Intertextualité et questionnement
Quand Douja apostrophe le créateur du monde lui demandant pourquoi l’avoir autant malmenée, ou encore en comparant Dieu au commun des mortels, notamment l’ancien président tunisien Habib Bourguiba « nageant, entouré d’anges gardiens », l’auteur remet plutôt en question bien des convictions et certitudes.
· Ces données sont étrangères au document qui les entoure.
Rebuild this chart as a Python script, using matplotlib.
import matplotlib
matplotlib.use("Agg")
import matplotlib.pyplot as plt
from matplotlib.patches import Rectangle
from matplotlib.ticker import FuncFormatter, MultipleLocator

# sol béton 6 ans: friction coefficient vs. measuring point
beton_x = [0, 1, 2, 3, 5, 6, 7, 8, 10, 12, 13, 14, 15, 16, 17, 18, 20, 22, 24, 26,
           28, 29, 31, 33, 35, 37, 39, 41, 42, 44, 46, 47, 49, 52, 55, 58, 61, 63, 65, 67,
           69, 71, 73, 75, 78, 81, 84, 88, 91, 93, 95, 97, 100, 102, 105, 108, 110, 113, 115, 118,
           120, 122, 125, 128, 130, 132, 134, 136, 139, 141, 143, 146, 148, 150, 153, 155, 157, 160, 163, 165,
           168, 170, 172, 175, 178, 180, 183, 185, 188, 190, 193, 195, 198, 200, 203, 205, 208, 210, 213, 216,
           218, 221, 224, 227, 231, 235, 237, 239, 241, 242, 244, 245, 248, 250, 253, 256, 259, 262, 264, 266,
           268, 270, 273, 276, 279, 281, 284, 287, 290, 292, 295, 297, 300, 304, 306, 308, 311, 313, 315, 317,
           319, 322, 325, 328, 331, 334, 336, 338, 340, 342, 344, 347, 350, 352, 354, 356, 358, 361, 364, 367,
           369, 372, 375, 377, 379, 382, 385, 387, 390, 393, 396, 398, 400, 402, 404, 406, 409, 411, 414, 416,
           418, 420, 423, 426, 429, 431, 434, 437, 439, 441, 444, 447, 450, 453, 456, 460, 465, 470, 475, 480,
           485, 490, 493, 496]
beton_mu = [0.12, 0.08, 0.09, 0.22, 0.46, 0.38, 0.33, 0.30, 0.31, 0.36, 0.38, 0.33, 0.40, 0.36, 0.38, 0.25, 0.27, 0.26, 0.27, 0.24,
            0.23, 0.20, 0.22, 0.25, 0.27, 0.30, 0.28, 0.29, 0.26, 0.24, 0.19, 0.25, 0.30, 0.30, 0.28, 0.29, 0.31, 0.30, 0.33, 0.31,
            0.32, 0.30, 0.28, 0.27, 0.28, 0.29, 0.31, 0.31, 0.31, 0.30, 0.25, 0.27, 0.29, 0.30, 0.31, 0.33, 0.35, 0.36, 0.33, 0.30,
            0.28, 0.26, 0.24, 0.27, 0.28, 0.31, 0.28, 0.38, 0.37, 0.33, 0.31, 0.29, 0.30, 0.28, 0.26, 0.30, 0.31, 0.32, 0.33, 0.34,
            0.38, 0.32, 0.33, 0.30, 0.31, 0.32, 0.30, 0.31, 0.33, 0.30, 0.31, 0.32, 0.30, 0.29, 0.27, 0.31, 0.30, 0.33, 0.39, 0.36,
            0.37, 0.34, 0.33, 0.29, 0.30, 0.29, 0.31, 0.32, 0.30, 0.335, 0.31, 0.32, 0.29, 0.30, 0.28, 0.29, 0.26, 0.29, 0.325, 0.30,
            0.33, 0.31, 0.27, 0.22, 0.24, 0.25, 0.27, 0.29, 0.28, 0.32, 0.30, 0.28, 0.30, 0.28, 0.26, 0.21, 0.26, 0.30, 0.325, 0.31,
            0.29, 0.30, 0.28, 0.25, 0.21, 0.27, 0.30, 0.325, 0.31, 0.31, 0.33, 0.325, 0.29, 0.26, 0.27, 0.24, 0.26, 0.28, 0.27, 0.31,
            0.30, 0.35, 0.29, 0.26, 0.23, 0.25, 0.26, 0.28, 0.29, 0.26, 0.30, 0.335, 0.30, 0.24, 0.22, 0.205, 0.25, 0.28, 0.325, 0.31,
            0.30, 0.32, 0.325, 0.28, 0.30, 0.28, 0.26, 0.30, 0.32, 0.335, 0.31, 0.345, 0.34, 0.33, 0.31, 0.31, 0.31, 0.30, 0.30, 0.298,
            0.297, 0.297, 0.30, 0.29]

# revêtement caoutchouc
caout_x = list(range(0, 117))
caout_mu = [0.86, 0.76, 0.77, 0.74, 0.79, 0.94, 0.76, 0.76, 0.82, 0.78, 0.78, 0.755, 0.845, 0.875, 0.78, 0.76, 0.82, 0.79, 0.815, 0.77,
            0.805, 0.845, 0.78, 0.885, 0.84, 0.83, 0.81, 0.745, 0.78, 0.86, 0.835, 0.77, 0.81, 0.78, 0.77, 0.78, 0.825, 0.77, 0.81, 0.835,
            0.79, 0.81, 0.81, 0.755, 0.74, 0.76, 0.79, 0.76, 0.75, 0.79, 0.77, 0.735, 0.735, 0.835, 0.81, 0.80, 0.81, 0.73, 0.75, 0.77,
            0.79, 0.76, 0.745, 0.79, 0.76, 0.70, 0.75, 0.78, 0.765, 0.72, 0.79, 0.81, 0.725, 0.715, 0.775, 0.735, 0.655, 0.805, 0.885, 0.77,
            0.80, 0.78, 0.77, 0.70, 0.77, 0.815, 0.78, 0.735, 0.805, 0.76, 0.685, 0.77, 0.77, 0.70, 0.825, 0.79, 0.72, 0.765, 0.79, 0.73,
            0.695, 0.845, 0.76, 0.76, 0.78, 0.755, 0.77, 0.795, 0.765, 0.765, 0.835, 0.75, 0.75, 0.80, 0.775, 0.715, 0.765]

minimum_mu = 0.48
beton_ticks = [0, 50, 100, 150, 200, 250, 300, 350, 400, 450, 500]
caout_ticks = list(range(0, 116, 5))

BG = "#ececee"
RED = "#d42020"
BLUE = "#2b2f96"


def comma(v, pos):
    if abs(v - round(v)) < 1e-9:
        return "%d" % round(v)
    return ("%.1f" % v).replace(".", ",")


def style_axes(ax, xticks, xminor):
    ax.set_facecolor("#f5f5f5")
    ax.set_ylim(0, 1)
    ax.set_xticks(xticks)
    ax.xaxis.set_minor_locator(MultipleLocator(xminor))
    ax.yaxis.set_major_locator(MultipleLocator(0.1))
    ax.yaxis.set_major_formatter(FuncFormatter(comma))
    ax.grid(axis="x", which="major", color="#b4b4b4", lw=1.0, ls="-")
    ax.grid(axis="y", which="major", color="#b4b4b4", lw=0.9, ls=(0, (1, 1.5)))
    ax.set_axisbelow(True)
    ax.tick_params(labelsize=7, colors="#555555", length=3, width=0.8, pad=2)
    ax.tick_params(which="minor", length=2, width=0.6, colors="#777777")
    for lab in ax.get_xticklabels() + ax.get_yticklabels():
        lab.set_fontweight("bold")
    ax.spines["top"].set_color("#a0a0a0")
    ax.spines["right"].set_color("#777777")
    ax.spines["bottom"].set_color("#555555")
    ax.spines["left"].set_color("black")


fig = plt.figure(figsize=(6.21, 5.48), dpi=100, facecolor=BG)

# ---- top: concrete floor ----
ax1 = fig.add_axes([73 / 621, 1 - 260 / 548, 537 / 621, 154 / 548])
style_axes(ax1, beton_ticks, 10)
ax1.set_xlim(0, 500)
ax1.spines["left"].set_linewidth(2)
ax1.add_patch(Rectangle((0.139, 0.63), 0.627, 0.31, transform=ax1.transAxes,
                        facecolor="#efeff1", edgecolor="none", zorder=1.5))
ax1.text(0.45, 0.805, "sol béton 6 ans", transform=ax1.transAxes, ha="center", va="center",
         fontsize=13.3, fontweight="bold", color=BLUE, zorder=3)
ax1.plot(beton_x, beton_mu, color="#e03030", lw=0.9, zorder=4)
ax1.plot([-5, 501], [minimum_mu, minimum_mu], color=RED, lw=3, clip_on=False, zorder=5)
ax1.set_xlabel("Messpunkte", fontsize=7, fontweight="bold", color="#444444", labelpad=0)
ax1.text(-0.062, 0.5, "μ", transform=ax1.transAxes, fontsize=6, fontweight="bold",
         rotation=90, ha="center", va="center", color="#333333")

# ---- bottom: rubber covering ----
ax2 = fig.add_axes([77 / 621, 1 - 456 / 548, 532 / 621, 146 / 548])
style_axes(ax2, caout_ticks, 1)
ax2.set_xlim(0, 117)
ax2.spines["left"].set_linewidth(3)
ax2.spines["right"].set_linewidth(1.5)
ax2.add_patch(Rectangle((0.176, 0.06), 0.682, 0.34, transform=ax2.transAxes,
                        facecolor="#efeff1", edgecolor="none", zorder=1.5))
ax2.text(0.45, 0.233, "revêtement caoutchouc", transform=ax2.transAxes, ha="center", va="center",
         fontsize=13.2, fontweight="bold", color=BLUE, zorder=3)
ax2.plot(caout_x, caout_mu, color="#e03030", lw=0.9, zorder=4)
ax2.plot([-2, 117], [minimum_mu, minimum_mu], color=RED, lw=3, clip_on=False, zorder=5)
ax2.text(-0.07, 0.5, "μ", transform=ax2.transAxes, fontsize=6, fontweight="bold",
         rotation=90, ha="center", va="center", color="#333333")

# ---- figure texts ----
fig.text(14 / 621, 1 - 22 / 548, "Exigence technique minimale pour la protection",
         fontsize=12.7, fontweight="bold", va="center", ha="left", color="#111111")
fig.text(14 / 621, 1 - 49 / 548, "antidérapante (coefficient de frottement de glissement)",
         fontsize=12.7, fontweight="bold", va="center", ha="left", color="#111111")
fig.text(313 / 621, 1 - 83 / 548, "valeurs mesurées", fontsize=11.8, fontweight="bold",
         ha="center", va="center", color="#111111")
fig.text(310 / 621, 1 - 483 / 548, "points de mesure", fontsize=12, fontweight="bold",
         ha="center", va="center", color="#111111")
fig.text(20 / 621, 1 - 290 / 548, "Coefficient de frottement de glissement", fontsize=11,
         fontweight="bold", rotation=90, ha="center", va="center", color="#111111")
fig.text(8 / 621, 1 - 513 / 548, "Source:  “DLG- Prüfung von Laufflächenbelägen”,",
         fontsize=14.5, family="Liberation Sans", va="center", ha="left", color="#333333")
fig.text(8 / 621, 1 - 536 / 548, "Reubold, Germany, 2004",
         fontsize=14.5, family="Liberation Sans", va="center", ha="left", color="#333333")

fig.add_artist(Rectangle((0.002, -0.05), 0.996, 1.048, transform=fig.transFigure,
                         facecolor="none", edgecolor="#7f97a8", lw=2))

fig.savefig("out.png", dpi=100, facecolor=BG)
La justice divine, la sagesse des hommes, le silence des pierres, le mutisme des cadavres et de ceux qui ont quitté ce bas monde, somme toute, la tranquillité du monde.
Accusant les forces de sécurité d’inertie, et par ricochet l’Etat de laxisme s’agissant du viol de Douja, l’auteur fait allusion au vrai rôle de l’Etat, à la relation gouvernants-gouvernés, à l’asservissement des hommes au nom de la loi et du maintien d’un équilibre non atteint.
Le désir des hommes, la libido des femmes, d’enfants et de filles pubères, les grands espaces vides, l’attente, les croyances populaires, l’époux anglais de la sœur de Douja et les morts réunis dans un paradis, fort semblable à leur milieu rural d’origine, sont des juxtapositions et des superpositions qui rappellent les textes de Hanna Mina et son écriture réaliste, Abou Al Alaa Al Maârri et son chef-d’œuvre « l’épître du pardon », Samuel Beckett, Bertolt Brecht et bien d’autres.
« Quelqu’un meurt au sud » serait ainsi une synthèse parfaite du déjà vécu et du déjà lu. Les personnages accomplissent parfaitement leur volatilité, leur transitivité et leur légèreté. Cet ensemble d’histoires superposées et de temporalités parallèles où les séquences s’enchaînent au rythme du battement d’ailes d’un colibri s’élève au rang d’un kaléidoscope d’images. Lequel kaléidoscope est fait de mots et de musique. Cette symphonie narrative qui pousse le lecteur à questionner son double serait, à bien des égards, digne d’une adaptation cinématographique».